Copy out the entries below in full and exactly.
══════════
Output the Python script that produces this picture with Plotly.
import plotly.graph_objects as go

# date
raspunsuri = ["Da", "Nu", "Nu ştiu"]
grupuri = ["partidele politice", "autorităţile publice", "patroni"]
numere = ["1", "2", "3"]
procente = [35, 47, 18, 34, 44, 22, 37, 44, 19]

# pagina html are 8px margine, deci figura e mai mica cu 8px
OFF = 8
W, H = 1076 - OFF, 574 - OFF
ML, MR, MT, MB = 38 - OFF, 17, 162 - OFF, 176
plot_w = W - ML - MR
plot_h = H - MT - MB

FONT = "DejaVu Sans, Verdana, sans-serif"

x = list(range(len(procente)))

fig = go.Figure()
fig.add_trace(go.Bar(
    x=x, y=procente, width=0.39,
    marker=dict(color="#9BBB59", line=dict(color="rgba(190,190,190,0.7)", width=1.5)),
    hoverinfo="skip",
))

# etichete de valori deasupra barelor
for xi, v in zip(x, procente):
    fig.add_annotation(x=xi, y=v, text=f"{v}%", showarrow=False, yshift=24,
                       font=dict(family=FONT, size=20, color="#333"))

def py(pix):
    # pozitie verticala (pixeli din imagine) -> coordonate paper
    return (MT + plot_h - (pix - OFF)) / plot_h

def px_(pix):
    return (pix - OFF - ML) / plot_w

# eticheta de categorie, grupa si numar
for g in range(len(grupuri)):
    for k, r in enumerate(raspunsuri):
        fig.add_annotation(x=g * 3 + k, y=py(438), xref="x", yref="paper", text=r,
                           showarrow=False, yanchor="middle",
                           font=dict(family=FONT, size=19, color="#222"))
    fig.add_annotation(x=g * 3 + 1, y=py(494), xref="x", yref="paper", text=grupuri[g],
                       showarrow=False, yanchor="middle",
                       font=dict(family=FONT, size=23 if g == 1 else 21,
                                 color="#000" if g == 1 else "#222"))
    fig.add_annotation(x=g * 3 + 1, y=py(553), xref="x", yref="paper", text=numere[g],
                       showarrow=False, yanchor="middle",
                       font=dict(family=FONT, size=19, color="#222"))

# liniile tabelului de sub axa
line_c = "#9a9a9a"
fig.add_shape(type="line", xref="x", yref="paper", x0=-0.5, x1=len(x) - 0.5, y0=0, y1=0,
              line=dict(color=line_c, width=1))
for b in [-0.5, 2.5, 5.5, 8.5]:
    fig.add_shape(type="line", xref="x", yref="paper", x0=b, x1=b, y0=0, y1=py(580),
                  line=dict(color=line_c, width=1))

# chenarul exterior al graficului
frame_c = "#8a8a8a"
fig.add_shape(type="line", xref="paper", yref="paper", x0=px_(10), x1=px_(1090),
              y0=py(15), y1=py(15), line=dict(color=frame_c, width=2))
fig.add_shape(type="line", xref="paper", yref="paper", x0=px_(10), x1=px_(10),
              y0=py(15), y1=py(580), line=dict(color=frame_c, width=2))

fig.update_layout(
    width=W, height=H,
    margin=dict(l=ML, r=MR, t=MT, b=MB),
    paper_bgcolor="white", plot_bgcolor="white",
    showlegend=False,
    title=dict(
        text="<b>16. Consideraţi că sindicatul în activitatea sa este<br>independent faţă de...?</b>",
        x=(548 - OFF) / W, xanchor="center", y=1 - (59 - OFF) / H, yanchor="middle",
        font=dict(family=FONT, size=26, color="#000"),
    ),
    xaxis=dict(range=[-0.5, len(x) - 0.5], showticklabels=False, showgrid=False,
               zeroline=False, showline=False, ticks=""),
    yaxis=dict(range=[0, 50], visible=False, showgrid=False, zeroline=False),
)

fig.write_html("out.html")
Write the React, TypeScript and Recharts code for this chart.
══════════
Exercise solution:
Output the Python script that produces this picture with Plotly.
import plotly.graph_objects as go

# date
raspunsuri = ["Da", "Nu", "Nu ştiu"]
grupuri = ["partidele politice", "autorităţile publice", "patroni"]
numere = ["1", "2", "3"]
procente = [35, 47, 18, 34, 44, 22, 37, 44, 19]

# pagina html are 8px margine, deci figura e mai mica cu 8px
OFF = 8
W, H = 1076 - OFF, 574 - OFF
ML, MR, MT, MB = 38 - OFF, 17, 162 - OFF, 176
plot_w = W - ML - MR
plot_h = H - MT - MB

FONT = "DejaVu Sans, Verdana, sans-serif"

x = list(range(len(procente)))

fig = go.Figure()
fig.add_trace(go.Bar(
    x=x, y=procente, width=0.39,
    marker=dict(color="#9BBB59", line=dict(color="rgba(190,190,190,0.7)", width=1.5)),
    hoverinfo="skip",
))

# etichete de valori deasupra barelor
for xi, v in zip(x, procente):
    fig.add_annotation(x=xi, y=v, text=f"{v}%", showarrow=False, yshift=24,
                       font=dict(family=FONT, size=20, color="#333"))

def py(pix):
    # pozitie verticala (pixeli din imagine) -> coordonate paper
    return (MT + plot_h - (pix - OFF)) / plot_h

def px_(pix):
    return (pix - OFF - ML) / plot_w

# eticheta de categorie, grupa si numar
for g in range(len(grupuri)):
    for k, r in enumerate(raspunsuri):
        fig.add_annotation(x=g * 3 + k, y=py(438), xref="x", yref="paper", text=r,
                           showarrow=False, yanchor="middle",
                           font=dict(family=FONT, size=19, color="#222"))
    fig.add_annotation(x=g * 3 + 1, y=py(494), xref="x", yref="paper", text=grupuri[g],
                       showarrow=False, yanchor="middle",
                       font=dict(family=FONT, size=23 if g == 1 else 21,
                                 color="#000" if g == 1 else "#222"))
    fig.add_annotation(x=g * 3 + 1, y=py(553), xref="x", yref="paper", text=numere[g],
                       showarrow=False, yanchor="middle",
                       font=dict(family=FONT, size=19, color="#222"))

# liniile tabelului de sub axa
line_c = "#9a9a9a"
fig.add_shape(type="line", xref="x", yref="paper", x0=-0.5, x1=len(x) - 0.5, y0=0, y1=0,
              line=dict(color=line_c, width=1))
for b in [-0.5, 2.5, 5.5, 8.5]:
    fig.add_shape(type="line", xref="x", yref="paper", x0=b, x1=b, y0=0, y1=py(580),
                  line=dict(color=line_c, width=1))

# chenarul exterior al graficului
frame_c = "#8a8a8a"
fig.add_shape(type="line", xref="paper", yref="paper", x0=px_(10), x1=px_(1090),
              y0=py(15), y1=py(15), line=dict(color=frame_c, width=2))
fig.add_shape(type="line", xref="paper", yref="paper", x0=px_(10), x1=px_(10),
              y0=py(15), y1=py(580), line=dict(color=frame_c, width=2))

fig.update_layout(
    width=W, height=H,
    margin=dict(l=ML, r=MR, t=MT, b=MB),
    paper_bgcolor="white", plot_bgcolor="white",
    showlegend=False,
    title=dict(
        text="<b>16. Consideraţi că sindicatul în activitatea sa este<br>independent faţă de...?</b>",
        x=(548 - OFF) / W, xanchor="center", y=1 - (59 - OFF) / H, yanchor="middle",
        font=dict(family=FONT, size=26, color="#000"),
    ),
    xaxis=dict(range=[-0.5, len(x) - 0.5], showticklabels=False, showgrid=False,
               zeroline=False, showline=False, ticks=""),
    yaxis=dict(range=[0, 50], visible=False, showgrid=False, zeroline=False),
)

fig.write_html("out.html")
Write the React, TypeScript and Recharts code for this chart.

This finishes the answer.